A pre-dawn earthquake Monday sent people running into the streets and caused damage to buildings in Spain's north African enclave Melilla.

The U.S. Geological Survey said the quake measured 6.3 on the Richter scale and had its epicenter in the Mediterranean Sea about 48 miles northwest of Melilla, a small Spanish city surrounded by Morocco and the sea.

Spain's National Geographical Institute said the quake struck at 5:22 a.m. (11:22 p.m. EST) and had nearly a dozen aftershocks, including two measuring 4.6 about three hours later.

Melilla government president Juan Jose Imbroda said 15 people were treated for minor injuries, mostly bruises and cuts. He put the low number of injuries down to the fact that the quake took place before dawn and most people were indoors.

Spanish National Television images showed chunks of concrete on the ground that fell from apartment buildings in Melilla and residents who ran outside in their pajamas following the quake.
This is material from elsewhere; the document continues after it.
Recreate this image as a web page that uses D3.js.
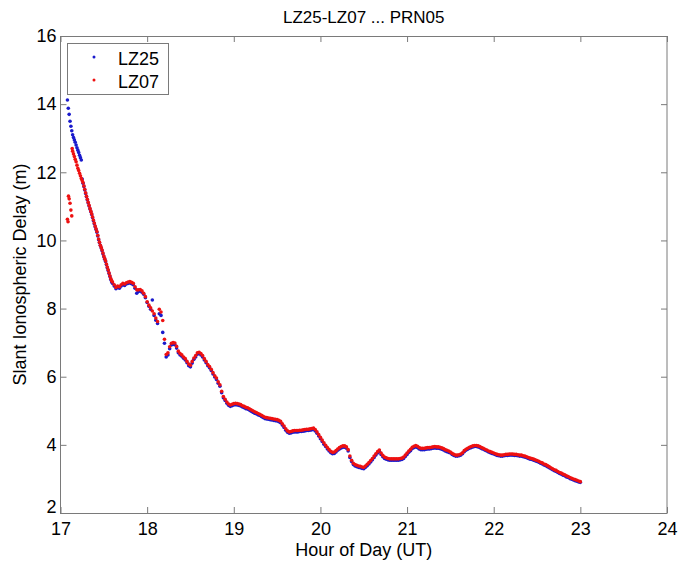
<!DOCTYPE html>
<html><head><meta charset="utf-8">
<script src="https://cdn.jsdelivr.net/npm/d3@7"></script>
<style>
body{margin:0;background:#fff;}
svg{display:block;font-family:Arial,"Liberation Sans",sans-serif;}
</style></head><body>
<svg id="c" width="678" height="563"></svg>
<script>
// ---- data (rows of 5 samples every 0.02 h, starting at 17.00) ----
const startHour = 17.0, stepHour = 0.02;
const lz25 = [
null,null,null,null,14.12,
13.70,13.35,13.10,12.95,12.80,
12.65,12.50,12.36,11.68,11.48,
11.28,11.10,10.92,10.76,10.58,
10.40,10.24,10.02,9.85,9.70,
9.52,9.38,9.20,9.03,8.85,
8.74,8.66,8.58,8.62,8.60,
8.66,8.70,8.68,8.72,8.74,
8.75,8.73,8.70,8.60,8.45,
8.50,8.52,8.48,8.42,8.32,
8.18,8.07,7.98,8.25,7.80,
7.66,7.56,7.85,7.80,7.30,
6.98,6.58,6.64,6.82,6.93,
6.95,6.94,6.84,6.70,6.64,
6.60,6.54,6.49,6.41,6.32,
6.29,6.40,6.51,6.58,6.66,
6.68,6.64,6.58,6.49,6.41,
6.32,6.26,6.18,6.08,5.99,
5.92,5.81,5.72,5.53,5.38,
5.30,5.22,5.16,5.13,5.15,
5.17,5.18,5.17,5.16,5.14,
5.11,5.09,5.06,5.05,5.02,
4.99,4.96,4.93,4.91,4.88,
4.86,4.83,4.80,4.77,4.76,
4.75,4.74,4.73,4.72,4.71,
4.70,4.68,4.65,4.58,4.51,
4.43,4.37,4.34,4.35,4.37,
4.38,4.38,4.38,4.39,4.39,
4.40,4.41,4.42,4.42,4.43,
4.44,4.45,4.41,4.34,4.26,
4.18,4.10,4.02,3.95,3.88,
3.82,3.77,3.74,3.75,3.79,
3.84,3.88,3.91,3.93,3.93,
3.90,3.82,3.63,3.51,3.42,
3.38,3.36,3.34,3.33,3.31,
3.30,3.34,3.39,3.44,3.50,
3.56,3.63,3.70,3.76,3.81,
3.72,3.65,3.60,3.58,3.56,
3.55,3.55,3.55,3.55,3.55,
3.55,3.56,3.57,3.60,3.66,
3.72,3.78,3.83,3.89,3.92,
3.94,3.92,3.88,3.86,3.86,
3.86,3.87,3.88,3.88,3.89,
3.90,3.91,3.90,3.90,3.89,
3.87,3.85,3.82,3.80,3.78,
3.76,3.72,3.69,3.67,3.67,
3.68,3.70,3.74,3.80,3.84,
3.87,3.90,3.92,3.94,3.95,
3.95,3.94,3.92,3.89,3.87,
3.84,3.82,3.79,3.77,3.75,
3.73,3.71,3.69,3.68,3.67,
3.67,3.68,3.69,3.69,3.70,
3.70,3.70,3.69,3.69,3.68,
3.67,3.67,3.65,3.64,3.62,
3.60,3.58,3.57,3.55,3.53,
3.51,3.49,3.46,3.44,3.41,
3.39,3.36,3.33,3.30,3.27,
3.24,3.22,3.19,3.16,3.14,
3.11,3.09,3.06,3.04,3.01,
2.99,2.97,2.95,2.93,2.91,
2.90
];
const lz07 = [
null,null,null,null,10.62,
11.22,10.89,12.62,12.46,12.31,
12.12,11.97,11.82,11.70,11.50,
11.30,11.12,10.94,10.78,10.60,
10.42,10.26,10.04,9.86,9.72,
9.54,9.40,9.22,9.05,8.88,
8.78,8.70,8.62,8.66,8.64,
8.70,8.74,8.72,8.76,8.78,
8.79,8.77,8.74,8.64,8.55,
8.55,8.56,8.52,8.45,8.35,
8.20,8.10,8.02,7.93,7.85,
7.72,7.62,7.98,7.90,7.65,
7.10,6.65,6.70,6.88,6.98,
7.00,6.99,6.89,6.75,6.68,
6.64,6.58,6.53,6.45,6.37,
6.34,6.45,6.55,6.62,6.70,
6.72,6.68,6.62,6.53,6.45,
6.36,6.30,6.22,6.12,6.03,
5.96,5.85,5.76,5.57,5.42,
5.34,5.26,5.20,5.17,5.19,
5.21,5.22,5.21,5.20,5.18,
5.15,5.13,5.10,5.09,5.06,
5.03,5.00,4.97,4.95,4.92,
4.90,4.87,4.84,4.81,4.80,
4.79,4.78,4.77,4.76,4.75,
4.74,4.72,4.69,4.62,4.55,
4.47,4.41,4.38,4.39,4.41,
4.42,4.42,4.42,4.43,4.43,
4.44,4.45,4.46,4.46,4.47,
4.48,4.49,4.45,4.38,4.30,
4.22,4.14,4.06,3.99,3.92,
3.86,3.81,3.78,3.79,3.83,
3.88,3.92,3.95,3.97,3.97,
3.94,3.86,3.67,3.55,3.46,
3.42,3.40,3.38,3.37,3.35,
3.34,3.38,3.43,3.48,3.54,
3.60,3.67,3.74,3.80,3.85,
3.76,3.69,3.64,3.62,3.60,
3.59,3.59,3.59,3.59,3.59,
3.59,3.60,3.61,3.64,3.70,
3.76,3.82,3.87,3.93,3.96,
3.98,3.96,3.92,3.90,3.90,
3.90,3.91,3.92,3.92,3.93,
3.94,3.95,3.94,3.94,3.93,
3.91,3.89,3.86,3.84,3.82,
3.79,3.75,3.72,3.70,3.70,
3.71,3.73,3.77,3.83,3.87,
3.90,3.93,3.95,3.97,3.98,
3.98,3.97,3.95,3.92,3.90,
3.87,3.85,3.82,3.80,3.78,
3.76,3.74,3.72,3.71,3.70,
3.70,3.71,3.72,3.72,3.73,
3.73,3.73,3.72,3.72,3.71,
3.70,3.70,3.68,3.67,3.65,
3.63,3.61,3.60,3.58,3.56,
3.54,3.52,3.49,3.47,3.44,
3.42,3.39,3.36,3.33,3.30,
3.27,3.25,3.22,3.19,3.17,
3.14,3.12,3.09,3.07,3.04,
3.02,3.00,2.98,2.96,2.94,
2.92
];
// extra samples in the steep start
const lz25ExtraHours = [17.09,17.11,17.13,17.15,17.17,17.19,17.21,17.23,17.25,17.27,17.29,17.31,17.33,17.35,17.37,17.39,17.41,17.43,17.45,17.47,17.49,17.51,17.53,17.55,17.57,17.59];
const lz25ExtraValues = [13.88,13.50,13.22,13.02,12.88,12.72,12.58,12.43,11.80,11.58,11.38,11.19,11.01,10.84,10.67,10.49,10.32,10.13,9.93,9.78,9.61,9.45,9.29,9.12,8.94,8.79];
const lz07ExtraHours = [17.087,17.092,17.11,17.13,17.135,17.15,17.17,17.19,17.21,17.23,17.25,17.27,17.29,17.31,17.33,17.35,17.37,17.39,17.41,17.43,17.45,17.47,17.49,17.51,17.53,17.55,17.57,17.59];
const lz07ExtraValues = [10.55,11.30,11.09,10.72,12.70,12.54,12.38,12.21,12.05,11.90,11.76,11.60,11.40,11.21,11.03,10.86,10.69,10.51,10.34,10.15,9.95,9.79,9.63,9.47,9.31,9.14,8.96,8.82];

const seriesNames = ["LZ25","LZ07"];
const seriesColors = ["#1a1acc","#ee1111"];
const xTicks = [17,18,19,20,21,22,23,24];
const yTicks = [2,4,6,8,10,12,14,16];
const titleText = "LZ25-LZ07 ... PRN05";
const xLabel = "Hour of Day (UT)";
const yLabel = "Slant Ionospheric Delay (m)";

// ---- build points ----
function toPoints(vals, exH, exV){
  const pts = [];
  vals.forEach((v,i)=>{ if(v!==null) pts.push([startHour + i*stepHour, v]); });
  exH.forEach((h,i)=>pts.push([h, exV[i]]));
  return pts;
}
const data = [toPoints(lz25, lz25ExtraHours, lz25ExtraValues), toPoints(lz07, lz07ExtraHours, lz07ExtraValues)];

// ---- layout ----
const L = 60.5, R = 667, T = 36, B = 513;
const svg = d3.select("#c");
const x = d3.scaleLinear().domain([17,24]).range([L,R]);
const y = d3.scaleLinear().domain([2,16]).range([B,T]);
const axisColor = "#7a7a7a";
const fs = 18;

// marks
data.forEach((pts,si)=>{
  svg.append("g").selectAll("circle").data(pts).join("circle")
    .attr("cx",d=>x(d[0])).attr("cy",d=>y(d[1])).attr("r",1.8)
    .attr("fill",seriesColors[si]);
});

function styleAxis(g, labels){
  g.select(".domain").remove();
  g.selectAll(".tick line").attr("stroke",axisColor);
  g.selectAll(".tick text").attr("fill","#000").style("font-size",fs+"px");
  if(!labels) g.selectAll(".tick text").remove();
}
svg.append("g").attr("transform",`translate(0,${B})`)
  .call(d3.axisBottom(x).tickValues(xTicks).tickFormat(d3.format("d")).tickSizeInner(-6).tickSizeOuter(0).tickPadding(9))
  .call(g=>styleAxis(g,true));
svg.append("g").attr("transform",`translate(0,${T})`)
  .call(d3.axisTop(x).tickValues(xTicks).tickSizeInner(-6).tickSizeOuter(0))
  .call(g=>styleAxis(g,false));
svg.append("g").attr("transform",`translate(${L},0)`)
  .call(d3.axisLeft(y).tickValues(yTicks).tickFormat(d3.format("d")).tickSizeInner(-6).tickSizeOuter(0).tickPadding(4))
  .call(g=>{
    styleAxis(g,true);
    // lowest label sits just above the corner, as in the original
    g.selectAll(".tick").filter(d=>d===yTicks[0]).select("text").attr("dy","-0.05em");
  });
svg.append("g").attr("transform",`translate(${R},0)`)
  .call(d3.axisRight(y).tickValues(yTicks).tickSizeInner(-6).tickSizeOuter(0))
  .call(g=>styleAxis(g,false));

svg.append("rect").attr("x",L).attr("y",T+0.5).attr("width",R-L).attr("height",B-T)
  .attr("fill","none").attr("stroke",axisColor).attr("stroke-width",1);

// texts
svg.append("text").attr("x",(L+R)/2).attr("y",23).attr("text-anchor","middle")
  .style("font-size","17px").text(titleText);
svg.append("text").attr("x",(L+R)/2).attr("y",556).attr("text-anchor","middle")
  .style("font-size",fs+"px").text(xLabel);
svg.append("text").attr("transform",`translate(26,${(T+B)/2}) rotate(-90)`).attr("text-anchor","middle")
  .style("font-size",fs+"px").text(yLabel);

// legend
const lg = svg.append("g");
lg.append("rect").attr("x",67.5).attr("y",43.5).attr("width",101).attr("height",51)
  .attr("fill","#fff").attr("stroke",axisColor);
seriesNames.forEach((n,i)=>{
  lg.append("circle").attr("cx",94).attr("cy",57+i*23).attr("r",1.5).attr("fill",seriesColors[i]);
  lg.append("text").attr("x",118).attr("y",65+i*23).style("font-size",fs+"px").text(n);
});
</script>
</body></html>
The quake was felt as far away as the cities of Cadiz and Malaga across the Mediterranean Sea in mainland Spain.

Imbroda said the city government building was probably the building most damaged and would remain closed for three days.

He cancelled school classes for children until firefighter inspectors could check the school buildings. He said it was not immediately known how many buildings were damaged.

The city government urged people to use cars as little as possible so as not to cause any traffic jams.

There were no immediate reports of what affect the quake may have had in Morocco.

Melilla has a population of some 85,000.